In Title VII retaliation actions, courts often focus on “temporal proximity” – the closeness in time between the protected activity and the employer retaliation – as circumstantial evidence of causation. But this shorthand can be misleading. In this case, the Seventh Circuit reminds us that an employer may be held liable under this provision even where there has been a substantial gap between a complaint of race discrimination and the employee’s termination. Here, the manager who brought down the axe down on the employee believed that the employee had raised a fresh complaint, even though the record was otherwise.
Burnell v. Gates Rubber Co., No. 10-3490 (7th Cir. July 27, 2011): Plaintiff Burnell had a history of complaining about race discrimination in training, promotion and harassment, principally during his early tenure in the tool room (1993 to 1996), but as recently as early 2006.
In December 2006, Burnell had another dispute with a supervisor (named Todd Gates), who accused him of insubordination when he failed to “turn down” (i.e., grind down) a half-dozen tools. Gates gave Burnell a written warning, and Burnell in turn protested the warning to higher management (Totonchian), complaining that he did not follow the order because he could not do it safely.
“At some point, according to Burnell, Totonchian accused Burnell of ‘playing the race card’ and told him to find another job if he did not enjoy working at Gates Rubber.” Totonchian apparently wanted to fire Burnell on the spot, but the company instead insisted that Burnell execute a “commitment letter” that essentially admitted fault. When Burnell refused to sign it, he was fired.
Burnell sued for race discrimination and retaliation under 42 U.S.C. § 1981 and Title VII. The district court dismissed the case on summary judgment.

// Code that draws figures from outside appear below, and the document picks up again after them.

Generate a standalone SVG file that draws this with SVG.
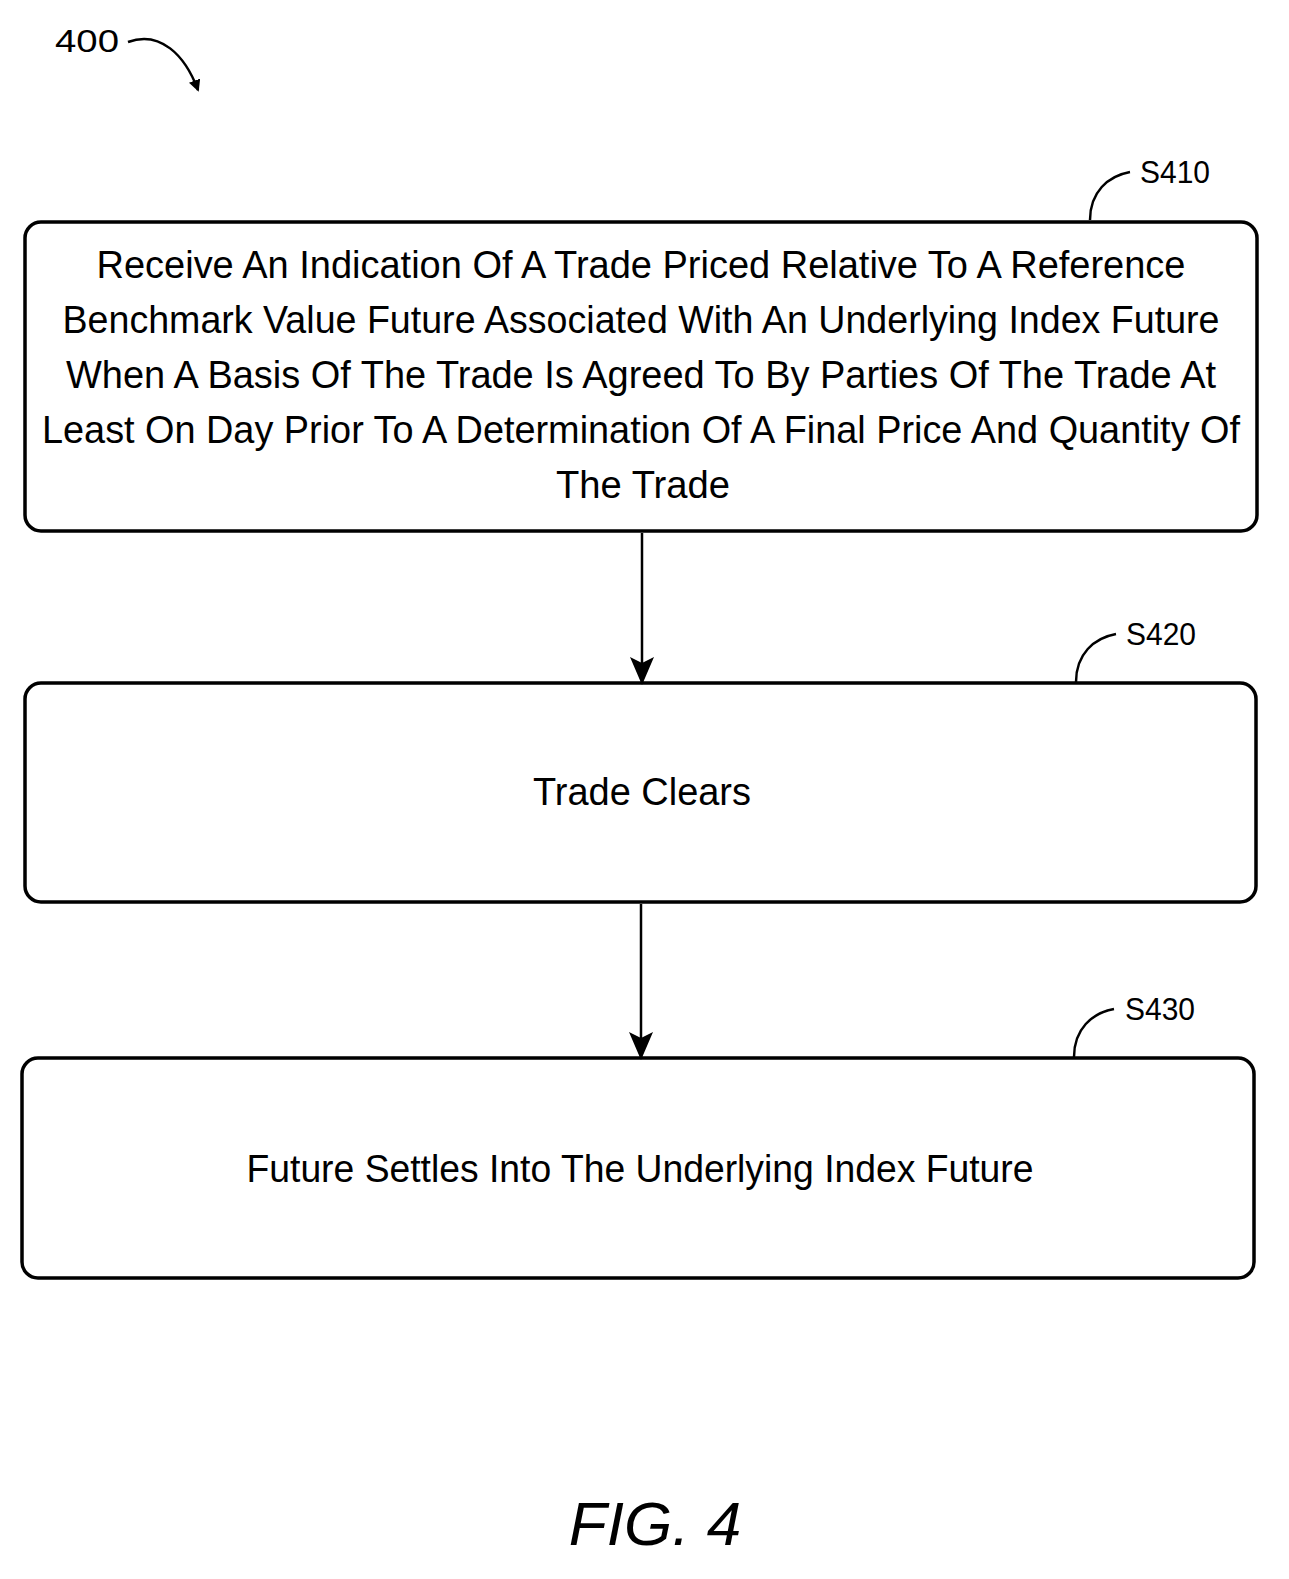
<svg xmlns="http://www.w3.org/2000/svg" width="1289" height="1579" viewBox="0 0 1289 1579">
<style>
.box{fill:#fff;stroke:#000;stroke-width:3.5}
.t{font-family:"Liberation Sans",Arial,sans-serif;font-size:38px;fill:#000}
.lbl{font-family:"Liberation Sans",Arial,sans-serif;font-size:32px;fill:#000}
.ln{fill:none;stroke:#000;stroke-width:2.5}
</style>
<defs><marker id="ah" markerWidth="12" markerHeight="12" refX="10" refY="6" orient="auto" markerUnits="userSpaceOnUse" viewBox="0 0 12 12"><path d="M0,0 L12,6 L0,12 Z" fill="#000"/></marker>
<marker id="ah2" markerWidth="28" markerHeight="28" refX="26" refY="14" orient="auto" markerUnits="userSpaceOnUse" viewBox="0 0 28 28"><path d="M0,2 L28,14 L0,26 L6,14 Z" fill="#000"/></marker></defs>
<rect width="1289" height="1579" fill="#fff"/>
<g id="ref400"><text class="lbl" x="55" y="52" textLength="64" lengthAdjust="spacingAndGlyphs">400</text><path class="ln" d="M128,42 C160,30 185,55 198,90" marker-end="url(#ah)"/></g>
<g id="S410"><rect class="box" x="25" y="222" width="1232" height="309" rx="16"/>
<text class="t" text-anchor="middle"><tspan x="641" y="278" textLength="1089" lengthAdjust="spacingAndGlyphs">Receive An Indication Of A Trade Priced Relative To A Reference</tspan><tspan x="641" y="333" textLength="1157" lengthAdjust="spacingAndGlyphs">Benchmark Value Future Associated With An Underlying Index Future</tspan><tspan x="641" y="388" textLength="1150" lengthAdjust="spacingAndGlyphs">When A Basis Of The Trade Is Agreed To By Parties Of The Trade At</tspan><tspan x="641" y="443" textLength="1198" lengthAdjust="spacingAndGlyphs">Least On Day Prior To A Determination Of A Final Price And Quantity Of</tspan><tspan x="643" y="498" textLength="174" lengthAdjust="spacingAndGlyphs">The Trade</tspan></text>
<text class="lbl" x="1140" y="183" textLength="70" lengthAdjust="spacingAndGlyphs">S410</text><path class="ln" d="M1090,220 C1090,192 1108,176 1130,172"/></g>
<g id="S420"><rect class="box" x="25" y="683" width="1231" height="219" rx="16"/>
<text class="t" x="642" y="805" text-anchor="middle" textLength="218" lengthAdjust="spacingAndGlyphs">Trade Clears</text>
<text class="lbl" x="1126" y="645" textLength="70" lengthAdjust="spacingAndGlyphs">S420</text><path class="ln" d="M1076,682 C1076,654 1094,638 1116,634"/></g>
<g id="S430"><rect class="box" x="22" y="1058" width="1232" height="220" rx="16"/>
<text class="t" x="640" y="1182" text-anchor="middle" textLength="787" lengthAdjust="spacingAndGlyphs">Future Settles Into The Underlying Index Future</text>
<text class="lbl" x="1125" y="1020" textLength="70" lengthAdjust="spacingAndGlyphs">S430</text><path class="ln" d="M1074,1057 C1074,1029 1092,1013 1114,1009"/></g>
<g id="connectors"><path class="ln" d="M642,533 L642,683" marker-end="url(#ah2)"/><path class="ln" d="M641,904 L641,1058" marker-end="url(#ah2)"/></g>
<text x="655" y="1545" text-anchor="middle" font-family="Liberation Sans,Arial,sans-serif" font-style="italic" font-size="62">FIG. 4</text>
</svg>
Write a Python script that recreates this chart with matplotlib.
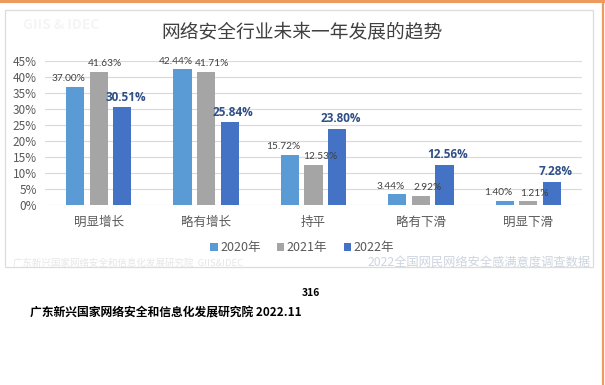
import matplotlib.pyplot as plt
import numpy as np
from matplotlib.patches import Patch, Rectangle
from matplotlib.lines import Line2D

plt.rcParams['font.family'] = ['Noto Sans CJK SC', 'DejaVu Sans']

categories = ["明显增长", "略有增长", "持平", "略有下滑", "明显下滑"]
years = ["2020年", "2021年", "2022年"]
v2020 = [37.00, 42.44, 15.72, 3.44, 1.40]
v2021 = [41.63, 41.71, 12.53, 2.92, 1.21]
v2022 = [30.51, 25.84, 23.80, 12.56, 7.28]
yticks = [0, 5, 10, 15, 20, 25, 30, 35, 40, 45]

colors = ["#5B9BD5", "#A5A5A5", "#4472C4"]
W, H = 605, 385

fig = plt.figure(figsize=(W / 100, H / 100), dpi=100)
fig.patch.set_facecolor("white")

def fx(x):
    return x / W

def fy(y):
    return 1 - y / H

# card + orange frame
fig.patches.append(Rectangle((fx(5), fy(267)), fx(593) - fx(5), fy(10) - fy(267),
                             transform=fig.transFigure, fill=False,
                             edgecolor="#dcdcdc", lw=0.9))
fig.lines.append(Line2D([0, fx(603)], [fy(1), fy(1)], transform=fig.transFigure,
                        color="#EC9A5E", lw=2.2))
fig.lines.append(Line2D([fx(603), fx(603)], [fy(0), 0], transform=fig.transFigure,
                        color="#EC9A5E", lw=1.6))

ax = fig.add_axes([fx(45), fy(205), fx(582) - fx(45), fy(61) - fy(205)])
x = np.arange(len(categories))
off = 0.22
bw = 0.17
shift = [-4.5, 4.5, 2.5]  # label nudge in points, like the excel layout
for i, vals in enumerate([v2020, v2021, v2022]):
    bars = ax.bar(x + (i - 1) * off, vals, bw, color=colors[i], zorder=3)
    for b, v in zip(bars, vals):
        if i == 2:
            ax.annotate(f"{v:.2f}%", (b.get_x() + b.get_width() / 2, v),
                        xytext=(shift[i], 2.5), textcoords="offset points",
                        ha="center", va="bottom", fontsize=8.5,
                        fontweight="bold", color="#2F4F86",
                        family=["Open Sans", "DejaVu Sans"], zorder=4)
        else:
            ax.annotate(f"{v:.2f}%", (b.get_x() + b.get_width() / 2, v),
                        xytext=(shift[i], 2.5), textcoords="offset points",
                        ha="center", va="bottom", fontsize=7.3,
                        color="#404040", family=["Lato", "DejaVu Sans"],
                        zorder=4)

ax.set_xlim(-0.5, 4.5)
ax.set_ylim(0, 45)
ax.set_yticks(yticks)
ax.set_yticklabels([f"{t}%" for t in yticks], fontsize=8.5, color="#595959")
ax.set_xticks(x)
ax.set_xticklabels(categories, fontsize=9, color="#595959")
ax.tick_params(length=0, pad=6)
ax.tick_params(axis="x", pad=8)
ax.grid(axis="y", color="#d9d9d9", lw=0.8, zorder=0)
for s in ax.spines.values():
    s.set_visible(False)

# title and watermarks
fig.text(fx(302), fy(32), "网络安全行业未来一年发展的趋势", ha="center", va="center",
         fontsize=13.5, color="#404040", fontweight="medium")
fig.text(fx(23), fy(25), "GIIS & IDEC", ha="left", va="center", fontsize=10,
         fontweight="bold", color="#f5f5f5")
fig.text(fx(13), fy(263), "广东新兴国家网络安全和信息化发展研究院  GIIS&IDEC", ha="left",
         va="center", fontsize=6.8, color="#e6e6e6")
fig.text(fx(591), fy(262), "2022全国网民网络安全感满意度调查数据", ha="right",
         va="center", fontsize=8.8, color="#cdd4df")

handles = [Patch(facecolor=c) for c in colors]
leg = fig.legend(handles, years, loc="center", bbox_to_anchor=(fx(302), fy(248)),
                 ncol=3, frameon=False, fontsize=9, handlelength=0.6,
                 handleheight=0.6, handletextpad=0.2, columnspacing=1.3)
for t in leg.get_texts():
    t.set_color("#595959")

# page text below the card
fig.text(fx(311), fy(293), "316", ha="center", va="center", fontsize=7.5,
         fontweight="bold", color="black")
fig.text(fx(30), fy(313), "广东新兴国家网络安全和信息化发展研究院 2022.11", ha="left",
         va="center", fontsize=8.5, fontweight="bold", color="black")

fig.savefig("out.png", dpi=100)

While the Seventh Circuit affirms dismissal of the race discrimination claim, it reverses summary judgment on the retaliation claim. Notably, Burnell had not complained about race discrimination when he refused the tool “turn down” assignment. But the “race card” comment signalled that at least one manager though that the complaint was about race:
“…Totonchian’s ‘race card’ comment suggests he may have believed Burnell’s complaint about being written up was racially based. ‘[T]emporal proximity is only evidence of causation, not a separate element of the prima facie case, and thus there will be cases in which a plaintiff can demonstrate causation despite a substantial time lag.’ Lalvani v. Cook County., Ill., 269 F.3d 785, 791 (7th Cir. 2001). Burnell certainly hasn’t proven causation by a preponderance of the evidence, but his history of complaints and Totonchian’s ‘race card’ statement are enough to allow Burnell to survive summary judgment on his retaliation claim.”
The “race card” appears to be the trump!